PROVIDED MATERIAL
◆ ◆ ◆ ◆

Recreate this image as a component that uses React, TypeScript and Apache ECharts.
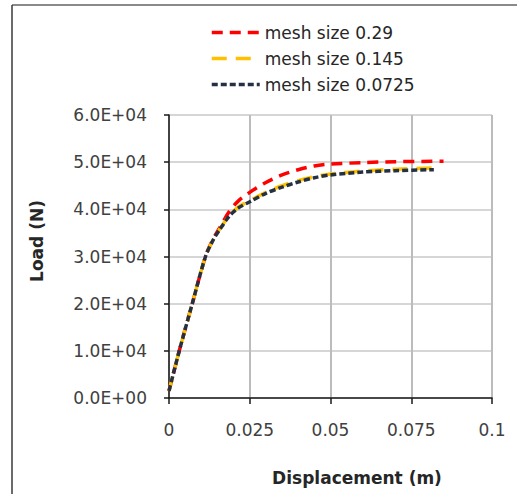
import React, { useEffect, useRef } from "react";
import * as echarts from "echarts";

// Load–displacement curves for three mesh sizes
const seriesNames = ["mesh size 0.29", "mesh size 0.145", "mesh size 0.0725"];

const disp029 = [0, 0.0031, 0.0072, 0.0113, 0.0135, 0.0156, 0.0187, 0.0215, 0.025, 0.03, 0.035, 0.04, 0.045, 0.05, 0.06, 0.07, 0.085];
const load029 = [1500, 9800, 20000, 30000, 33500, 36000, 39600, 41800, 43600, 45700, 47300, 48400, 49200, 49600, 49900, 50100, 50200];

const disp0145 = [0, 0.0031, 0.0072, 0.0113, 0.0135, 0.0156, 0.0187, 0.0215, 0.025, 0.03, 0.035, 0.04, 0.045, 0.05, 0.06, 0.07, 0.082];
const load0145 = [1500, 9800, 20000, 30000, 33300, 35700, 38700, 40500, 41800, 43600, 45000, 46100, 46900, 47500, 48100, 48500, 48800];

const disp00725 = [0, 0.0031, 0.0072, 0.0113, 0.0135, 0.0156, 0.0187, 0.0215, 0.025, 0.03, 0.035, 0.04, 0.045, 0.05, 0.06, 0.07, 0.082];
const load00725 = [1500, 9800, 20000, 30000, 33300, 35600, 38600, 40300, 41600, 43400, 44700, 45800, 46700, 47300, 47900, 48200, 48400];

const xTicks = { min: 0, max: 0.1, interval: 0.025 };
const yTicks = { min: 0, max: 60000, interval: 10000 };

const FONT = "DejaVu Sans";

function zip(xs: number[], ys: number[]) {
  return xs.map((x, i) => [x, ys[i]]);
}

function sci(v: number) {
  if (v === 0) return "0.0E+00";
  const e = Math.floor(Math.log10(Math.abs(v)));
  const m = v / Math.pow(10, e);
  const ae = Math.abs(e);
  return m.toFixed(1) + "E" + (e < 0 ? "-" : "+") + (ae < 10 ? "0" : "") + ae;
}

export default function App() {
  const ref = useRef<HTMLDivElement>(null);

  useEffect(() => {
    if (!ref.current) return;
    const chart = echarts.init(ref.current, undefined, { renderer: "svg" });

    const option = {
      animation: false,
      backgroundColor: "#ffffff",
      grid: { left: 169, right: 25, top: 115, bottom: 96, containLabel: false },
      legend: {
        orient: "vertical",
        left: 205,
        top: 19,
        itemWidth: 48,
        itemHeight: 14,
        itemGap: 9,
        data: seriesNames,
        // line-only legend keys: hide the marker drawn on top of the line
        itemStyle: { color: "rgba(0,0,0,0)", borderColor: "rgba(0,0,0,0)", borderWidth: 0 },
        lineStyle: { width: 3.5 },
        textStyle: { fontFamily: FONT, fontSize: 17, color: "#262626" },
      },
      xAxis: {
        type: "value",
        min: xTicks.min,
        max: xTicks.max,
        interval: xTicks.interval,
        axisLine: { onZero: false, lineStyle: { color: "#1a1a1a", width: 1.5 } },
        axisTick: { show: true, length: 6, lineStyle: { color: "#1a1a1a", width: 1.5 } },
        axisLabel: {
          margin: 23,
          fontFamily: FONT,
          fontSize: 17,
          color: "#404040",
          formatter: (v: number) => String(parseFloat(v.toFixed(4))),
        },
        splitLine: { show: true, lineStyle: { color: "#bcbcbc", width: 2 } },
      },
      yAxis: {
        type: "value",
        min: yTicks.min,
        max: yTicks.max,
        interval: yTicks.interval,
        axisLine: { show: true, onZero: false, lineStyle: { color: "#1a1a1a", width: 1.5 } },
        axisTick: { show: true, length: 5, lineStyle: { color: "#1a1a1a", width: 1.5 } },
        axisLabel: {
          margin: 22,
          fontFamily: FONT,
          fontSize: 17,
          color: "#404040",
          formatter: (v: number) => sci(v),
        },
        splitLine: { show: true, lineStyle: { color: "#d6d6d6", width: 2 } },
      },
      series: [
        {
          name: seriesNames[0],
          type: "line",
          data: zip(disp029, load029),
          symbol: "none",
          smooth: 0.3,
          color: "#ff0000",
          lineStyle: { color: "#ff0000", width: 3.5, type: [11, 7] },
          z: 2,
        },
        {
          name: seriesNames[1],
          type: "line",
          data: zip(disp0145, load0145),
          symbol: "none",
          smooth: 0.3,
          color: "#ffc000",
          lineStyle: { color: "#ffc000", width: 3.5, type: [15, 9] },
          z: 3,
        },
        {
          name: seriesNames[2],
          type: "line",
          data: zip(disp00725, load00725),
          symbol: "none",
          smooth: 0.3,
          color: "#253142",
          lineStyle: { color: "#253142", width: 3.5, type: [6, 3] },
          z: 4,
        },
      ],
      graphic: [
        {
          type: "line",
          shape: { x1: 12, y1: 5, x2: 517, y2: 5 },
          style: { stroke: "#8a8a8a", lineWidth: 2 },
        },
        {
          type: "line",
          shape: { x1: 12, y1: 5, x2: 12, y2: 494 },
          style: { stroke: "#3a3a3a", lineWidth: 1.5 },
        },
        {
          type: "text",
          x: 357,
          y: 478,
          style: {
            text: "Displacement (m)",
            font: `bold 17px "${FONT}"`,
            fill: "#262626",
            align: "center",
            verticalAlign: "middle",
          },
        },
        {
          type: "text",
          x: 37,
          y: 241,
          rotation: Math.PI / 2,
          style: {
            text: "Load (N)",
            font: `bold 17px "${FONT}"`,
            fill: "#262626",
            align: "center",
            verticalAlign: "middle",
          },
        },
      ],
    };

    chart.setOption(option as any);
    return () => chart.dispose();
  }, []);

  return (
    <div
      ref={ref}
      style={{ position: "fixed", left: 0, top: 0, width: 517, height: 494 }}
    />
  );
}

◆ ◆ ◆ ◆

EXERCISE
Everything from the first line of the listing above through the line that contains "49900, 50100, 50200];" is to be restated word for word, minus the pictures.

WRITTEN ANSWER
Recreate this image as a component that uses React, TypeScript and Apache ECharts.
import React, { useEffect, useRef } from "react";
import * as echarts from "echarts";

// Load–displacement curves for three mesh sizes
const seriesNames = ["mesh size 0.29", "mesh size 0.145", "mesh size 0.0725"];

const disp029 = [0, 0.0031, 0.0072, 0.0113, 0.0135, 0.0156, 0.0187, 0.0215, 0.025, 0.03, 0.035, 0.04, 0.045, 0.05, 0.06, 0.07, 0.085];
const load029 = [1500, 9800, 20000, 30000, 33500, 36000, 39600, 41800, 43600, 45700, 47300, 48400, 49200, 49600, 49900, 50100, 50200];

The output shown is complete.